Nor does this conclusion impair any lawful rights of the *326 insurer. His right of subrogation, arising out of the contract of insurance and payment of the loss, is only to such rights as the assured has, by law or contract, against third persons. The policy containing no express stipulation upon the subject, and there being no evidence of any fraudulent concealment or misrepresentation by the owner in obtaining the insurance, the existence of the stipulation between the owner and the carrier would have afforded no defence to an action on the policy, according to two careful judgments rendered in June last and independently of each other, the one by the English Court of Appeal, and the other by the Supreme Judicial Court of Massachusetts. Tate v. Hyslop, 15 Q.B.D. 368; Jackson Co. v. Boylston Ins. Co., 139 Mass. 508.

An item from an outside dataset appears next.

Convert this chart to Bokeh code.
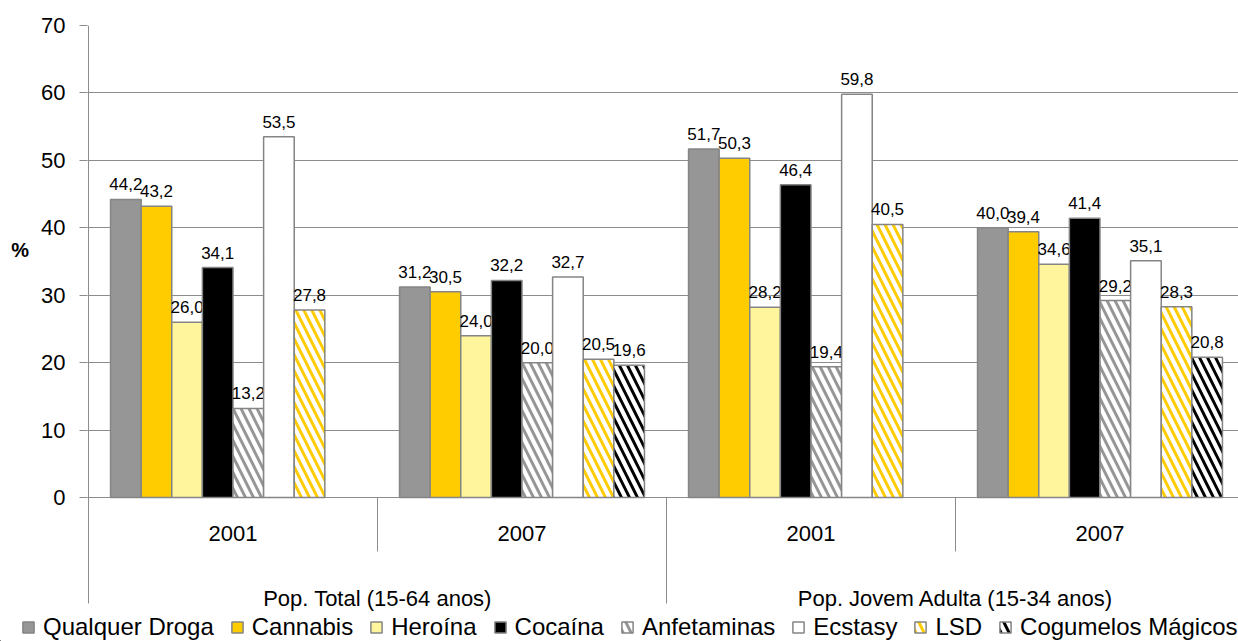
from bokeh.plotting import figure
from bokeh.models import ColumnDataSource, Range1d, FixedTicker, Legend, LegendItem
from bokeh.layouts import column
from bokeh.transform import dodge
from bokeh.core.properties import value
from bokeh.embed import file_html
from bokeh.resources import INLINE

# ---------------- data ----------------
populations = ["Pop. Total (15-64 anos)", "Pop. Jovem Adulta (15-34 anos)"]
years = ["2001", "2007", "2001", "2007"]
series_names = ["Qualquer Droga", "Cannabis", "Heroína", "Cocaína",
                "Anfetaminas", "Ecstasy", "LSD", "Cogumelos Mágicos"]
qualquer_droga = [44.2, 31.2, 51.7, 40.0]
cannabis = [43.2, 30.5, 50.3, 39.4]
heroina = [26.0, 24.0, 28.2, 34.6]
cocaina = [34.1, 32.2, 46.4, 41.4]
anfetaminas = [13.2, 20.0, 19.4, 29.2]
ecstasy = [53.5, 32.7, 59.8, 35.1]
lsd = [27.8, 20.5, 40.5, 28.3]
cogumelos = [None, 19.6, None, 20.8]
y_ticks = [0, 10, 20, 30, 40, 50, 60, 70]

series_values = [qualquer_droga, cannabis, heroina, cocaina,
                 anfetaminas, ecstasy, lsd, cogumelos]

# ---------------- styles ----------------
fills = ["#969696", "#FFCC00", "#FFF59D", "#000000", "#FFFFFF", "#FFFFFF", "#FFFFFF", "#FFFFFF"]
hatches = [None, None, None, None, "\\", None, "\\", "\\"]
hatch_colors = ["black", "black", "black", "black", "#969696", "black", "#FFCC00", "#000000"]
EDGE = "#858585"
GRID = "#8c8c8c"
FONT = "Liberation Sans"

W = 1238
MAIN_H = 612
LEG_H = 641 - MAIN_H
n_groups = len(years)
n_series = len(series_names)
group_px = 289.0          # pixel width of one category group
bar_w = 1.0 / 9.44        # data width of one bar
frame_left = 87
frame_top = 25
frame_w = W - frame_left
px_per_unit = 472.0 / 70.0
frame_h = MAIN_H - frame_top
y_start = 70 - frame_h / px_per_unit


def bar_style(j):
    kw = dict(fill_color=fills[j], line_color=EDGE, line_width=1.5)
    if hatches[j]:
        kw.update(hatch_pattern=hatches[j], hatch_color=hatch_colors[j],
                  hatch_scale=16, hatch_weight=3)
    return kw


def series_source(vals):
    xs = [i + 0.5 for i, v in enumerate(vals) if v is not None]
    tops = [v for v in vals if v is not None]
    labels = [("%.1f" % v).replace(".", ",") for v in tops]
    return ColumnDataSource(dict(x=xs, top=tops, label=labels))


p = figure(width=W, height=MAIN_H,
           x_range=Range1d(-1.0 / group_px, (frame_w - 1) / group_px),
           y_range=Range1d(y_start, 70),
           output_backend="svg", toolbar_location=None,
           x_axis_location=None,
           min_border_left=frame_left, min_border_right=0,
           min_border_top=frame_top, min_border_bottom=0)
p.outline_line_color = None
p.background_fill_color = "white"
p.border_fill_color = "white"

# grid / axis
p.ygrid.ticker = FixedTicker(ticks=y_ticks)
p.ygrid.grid_line_color = GRID
p.ygrid.grid_line_width = 1
for g in p.xgrid:
    g.visible = False
ax = p.yaxis[0]
ax.ticker = FixedTicker(ticks=y_ticks)
ax.axis_line_color = None
ax.major_tick_line_color = GRID
ax.major_tick_out = 8
ax.major_tick_in = 0
ax.minor_tick_line_color = None
ax.major_label_text_font = FONT
ax.major_label_text_font_size = "22px"
ax.major_label_text_color = "black"
ax.major_label_standoff = 14
# "%" title: extra blank lines lift the first line up to the middle of the 0-70 span
ax.axis_label = "%\n \n \n \n \n "
ax.axis_label_orientation = "horizontal"
ax.axis_label_text_font = FONT
ax.axis_label_text_font_size = "20px"
ax.axis_label_text_font_style = "bold"
ax.axis_label_text_color = "black"
ax.axis_label_text_line_height = 1.25
ax.axis_label_standoff = 9

group_centers = [i + 0.5 for i in range(n_groups)]

for j, vals in enumerate(series_values):
    src = series_source(vals)
    off = (j - (n_series - 1) / 2.0) * bar_w
    p.vbar(x=dodge("x", off, range=p.x_range), top="top", bottom=0,
           width=bar_w, source=src, **bar_style(j))
    p.text(x=dodge("x", off, range=p.x_range), y="top", text="label", source=src,
           text_align="center", text_baseline="bottom", y_offset=-9,
           text_font=value(FONT), text_font_size="17px", text_color="black")

# category axis: dividers and labels
left_line_bottom = -(603 - 497) / px_per_unit
year_div_bottom = -(551 - 497) / px_per_unit
div_x = [0, 1, 2, 3]
div_top = [70, 0, 0, 0]
div_bottom = [left_line_bottom, year_div_bottom, left_line_bottom, year_div_bottom]
p.segment(x0=div_x, y0=div_top, x1=div_x, y1=div_bottom, line_color=GRID, line_width=1)

year_y = -(533 - 497) / px_per_unit
pop_y = -(598 - 497) / px_per_unit
p.text(x=group_centers, y=[year_y] * n_groups, text=years,
       text_align="center", text_baseline="middle",
       text_font=value(FONT), text_font_size="22px", text_color="black")
p.text(x=[1, 3], y=[pop_y] * 2, text=populations,
       text_align="center", text_baseline="middle",
       text_font=value(FONT), text_font_size="22px", text_color="black")

# ---------------- legend strip ----------------
# the strip's ranges lie far away from the data, so only the legend swatches are drawn
lp = figure(width=W, height=LEG_H, x_range=Range1d(100, 101), y_range=Range1d(1000, 1001),
            output_backend="svg", toolbar_location=None,
            x_axis_location=None, y_axis_location=None,
            min_border_left=0, min_border_right=0, min_border_top=0, min_border_bottom=0)
lp.outline_line_color = None
lp.grid.visible = False
legend_x = 21
if "frame_align" in lp.properties():
    lp.frame_align = False
    p.frame_align = False
else:
    legend_x = 21 - frame_left
items = []
for j, (name, vals) in enumerate(zip(series_names, series_values)):
    r = lp.vbar(x="x", top="top", bottom=0, width=0.1, source=series_source(vals), **bar_style(j))
    items.append(LegendItem(label=name, renderers=[r]))
legend = Legend(items=items, orientation="horizontal", location=(legend_x, 0),
                glyph_width=14, glyph_height=14, label_standoff=8, spacing=16,
                padding=0, margin=0, border_line_color=None, background_fill_alpha=0,
                label_text_font=FONT, label_text_font_size="24px", label_text_color="black")
lp.add_layout(legend)

layout = column(p, lp, spacing=0)
open("out.html", "w").write(file_html(layout, INLINE))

In Tate v. Hyslop, owners of goods, insured against risks in crafts or lighters, had previously agreed with a lighterman that he should not be liable for any loss in crafts except loss caused by his own negligence, and did not disclose this agreement to the underwriters at the time of procuring the insurance. The sole ground on which it was held that the owners could not recover on the policy was that this agreement was material to the risk, because the underwriters, as the assured knew, had previously established two rates of premium, depending on the question whether they would have recourse over against the lighterman. Lord Justice Brett observed that, but for the two rates of premium established by the underwriters and known to the assured, the omission of the assured to disclose their agreement with the lighterman could only have affected the amount of salvage which the underwriters might have, and would have been immaterial to the risk, and consequently to the insurance. 15 Q.B.D. 375, 376.

In Jackson Co. v. Boylston Ins. Co., it was adjudged that, in the absence of any fraud or intentional concealment, the undisclosed existence of a stipulation between the assured and the carrier, like that now before us, afforded no defence to an action on the policy.

It may be added that our conclusion accords with the decision of Judge Shipman in Rintoul v. New York Central Railroad, 21 Blatchford, 439, as well as with those of Judge Dyer *327 in the District Court, and Judge Drummond in the Circuit Court, in the present case. 10 Bissell, 18, 38. See also Carstairs v. Mechanics' & Traders' Ins. Co., 18 Fed. Rep. 473; The Sidney, 23 Fed. Rep. 88; Mercantile Ins. Co. v. Calebs, 20 N.Y. 173.

Decree affirmed.

MR. JUSTICE BRADLEY dissented. [See 118 U.S. 210.]